Search the data for the string "with" and extract every line where it appears.

________________________

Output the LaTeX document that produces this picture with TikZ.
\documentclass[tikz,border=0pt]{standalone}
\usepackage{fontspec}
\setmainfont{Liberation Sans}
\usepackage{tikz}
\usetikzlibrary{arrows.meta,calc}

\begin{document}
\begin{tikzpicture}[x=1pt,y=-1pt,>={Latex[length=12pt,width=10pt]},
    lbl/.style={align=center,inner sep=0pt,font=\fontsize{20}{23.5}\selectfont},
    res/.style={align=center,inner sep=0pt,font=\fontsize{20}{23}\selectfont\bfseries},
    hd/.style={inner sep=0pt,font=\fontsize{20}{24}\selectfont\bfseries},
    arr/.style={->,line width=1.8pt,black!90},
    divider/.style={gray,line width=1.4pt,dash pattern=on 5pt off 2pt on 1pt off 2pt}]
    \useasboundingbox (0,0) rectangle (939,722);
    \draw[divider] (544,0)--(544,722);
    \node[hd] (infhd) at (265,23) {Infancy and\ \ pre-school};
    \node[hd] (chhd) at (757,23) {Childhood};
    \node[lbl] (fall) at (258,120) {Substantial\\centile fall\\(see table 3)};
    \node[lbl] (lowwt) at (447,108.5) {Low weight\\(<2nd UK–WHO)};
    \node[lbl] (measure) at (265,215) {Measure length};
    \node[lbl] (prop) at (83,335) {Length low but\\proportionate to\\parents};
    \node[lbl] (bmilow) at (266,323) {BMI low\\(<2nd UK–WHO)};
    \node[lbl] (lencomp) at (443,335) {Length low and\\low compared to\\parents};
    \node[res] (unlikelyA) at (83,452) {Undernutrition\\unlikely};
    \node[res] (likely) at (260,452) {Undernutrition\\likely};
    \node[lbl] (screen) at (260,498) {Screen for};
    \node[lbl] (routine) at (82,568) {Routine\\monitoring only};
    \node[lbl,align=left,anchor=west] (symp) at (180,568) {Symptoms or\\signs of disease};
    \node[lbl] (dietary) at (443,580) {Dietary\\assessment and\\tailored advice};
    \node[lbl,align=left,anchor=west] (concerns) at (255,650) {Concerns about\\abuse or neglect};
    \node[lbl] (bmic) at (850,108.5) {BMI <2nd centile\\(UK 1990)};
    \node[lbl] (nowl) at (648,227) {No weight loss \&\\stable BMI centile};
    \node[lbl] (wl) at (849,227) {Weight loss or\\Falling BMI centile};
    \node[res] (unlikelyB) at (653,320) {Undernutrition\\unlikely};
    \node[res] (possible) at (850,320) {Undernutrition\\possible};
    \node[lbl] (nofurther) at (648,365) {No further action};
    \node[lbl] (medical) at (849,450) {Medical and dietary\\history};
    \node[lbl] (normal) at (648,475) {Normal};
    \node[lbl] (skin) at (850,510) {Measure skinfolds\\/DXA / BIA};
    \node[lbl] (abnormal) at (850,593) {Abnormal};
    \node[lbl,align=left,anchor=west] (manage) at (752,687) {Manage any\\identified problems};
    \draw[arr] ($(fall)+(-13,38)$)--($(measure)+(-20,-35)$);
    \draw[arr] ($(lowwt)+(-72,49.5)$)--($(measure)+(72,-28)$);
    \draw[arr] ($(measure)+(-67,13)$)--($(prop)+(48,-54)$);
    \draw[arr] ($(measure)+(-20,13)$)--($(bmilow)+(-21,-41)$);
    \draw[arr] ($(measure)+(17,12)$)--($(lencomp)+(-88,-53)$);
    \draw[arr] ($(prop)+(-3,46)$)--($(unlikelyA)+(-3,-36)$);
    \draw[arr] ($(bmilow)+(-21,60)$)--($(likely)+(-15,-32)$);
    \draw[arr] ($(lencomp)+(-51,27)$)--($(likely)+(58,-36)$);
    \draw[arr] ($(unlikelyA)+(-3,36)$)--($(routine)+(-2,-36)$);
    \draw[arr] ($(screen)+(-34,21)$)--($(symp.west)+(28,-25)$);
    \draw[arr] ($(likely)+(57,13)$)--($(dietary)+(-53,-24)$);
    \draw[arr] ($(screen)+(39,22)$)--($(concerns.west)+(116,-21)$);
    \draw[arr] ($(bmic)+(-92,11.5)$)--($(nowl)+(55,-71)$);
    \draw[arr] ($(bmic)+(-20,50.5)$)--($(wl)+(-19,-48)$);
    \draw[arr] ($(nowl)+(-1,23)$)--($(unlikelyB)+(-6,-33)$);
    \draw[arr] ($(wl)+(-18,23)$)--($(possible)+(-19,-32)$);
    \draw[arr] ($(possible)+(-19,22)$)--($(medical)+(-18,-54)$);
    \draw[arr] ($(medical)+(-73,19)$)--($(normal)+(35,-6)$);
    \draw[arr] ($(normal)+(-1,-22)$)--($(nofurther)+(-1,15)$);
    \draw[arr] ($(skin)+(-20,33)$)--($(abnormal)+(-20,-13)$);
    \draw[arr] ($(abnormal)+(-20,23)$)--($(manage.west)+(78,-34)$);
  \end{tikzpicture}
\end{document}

________________________

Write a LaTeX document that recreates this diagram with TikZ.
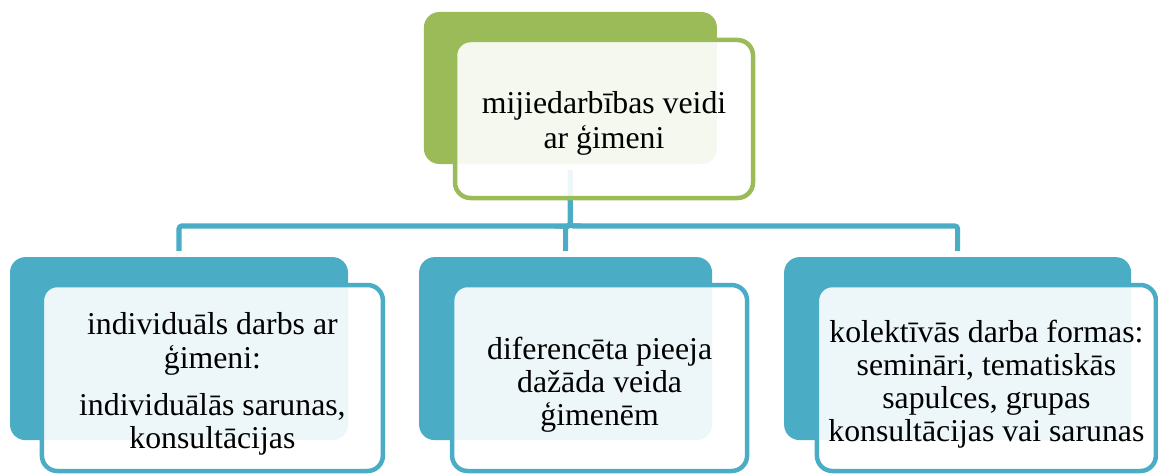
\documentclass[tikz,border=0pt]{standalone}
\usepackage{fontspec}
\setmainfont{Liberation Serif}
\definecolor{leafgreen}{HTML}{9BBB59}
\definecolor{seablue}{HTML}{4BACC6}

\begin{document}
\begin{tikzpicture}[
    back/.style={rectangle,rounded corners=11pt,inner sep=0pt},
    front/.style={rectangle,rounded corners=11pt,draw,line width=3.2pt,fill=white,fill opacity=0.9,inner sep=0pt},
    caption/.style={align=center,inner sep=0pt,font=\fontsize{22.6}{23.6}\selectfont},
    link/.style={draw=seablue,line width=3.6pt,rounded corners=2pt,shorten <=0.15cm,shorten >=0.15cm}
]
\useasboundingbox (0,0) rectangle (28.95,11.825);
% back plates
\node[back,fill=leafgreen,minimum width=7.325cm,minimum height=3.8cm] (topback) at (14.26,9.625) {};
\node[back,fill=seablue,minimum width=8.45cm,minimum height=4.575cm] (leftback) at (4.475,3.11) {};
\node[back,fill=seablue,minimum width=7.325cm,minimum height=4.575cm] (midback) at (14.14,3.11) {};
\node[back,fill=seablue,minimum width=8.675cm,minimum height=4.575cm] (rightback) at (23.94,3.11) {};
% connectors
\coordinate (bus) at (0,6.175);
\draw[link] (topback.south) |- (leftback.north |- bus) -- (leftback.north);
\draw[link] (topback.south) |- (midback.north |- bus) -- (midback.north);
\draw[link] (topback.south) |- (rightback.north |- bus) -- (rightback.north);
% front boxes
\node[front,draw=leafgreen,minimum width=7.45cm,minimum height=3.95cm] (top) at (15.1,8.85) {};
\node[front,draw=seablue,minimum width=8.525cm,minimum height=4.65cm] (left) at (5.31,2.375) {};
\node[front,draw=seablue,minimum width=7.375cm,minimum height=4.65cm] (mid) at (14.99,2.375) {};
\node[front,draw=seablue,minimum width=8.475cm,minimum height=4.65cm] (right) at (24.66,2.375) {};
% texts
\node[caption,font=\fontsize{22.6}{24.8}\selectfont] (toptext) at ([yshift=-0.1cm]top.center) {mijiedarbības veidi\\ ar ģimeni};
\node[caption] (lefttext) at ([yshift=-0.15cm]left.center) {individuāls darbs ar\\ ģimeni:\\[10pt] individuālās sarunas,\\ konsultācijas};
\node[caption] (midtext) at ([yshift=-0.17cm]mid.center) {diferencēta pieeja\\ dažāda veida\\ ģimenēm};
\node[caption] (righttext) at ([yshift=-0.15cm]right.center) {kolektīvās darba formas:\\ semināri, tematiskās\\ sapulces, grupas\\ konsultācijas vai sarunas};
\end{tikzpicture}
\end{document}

________________________

_SOLUTION TO THE EXERCISE_:
Output the LaTeX document that produces this picture with TikZ.
Write a LaTeX document that recreates this diagram with TikZ.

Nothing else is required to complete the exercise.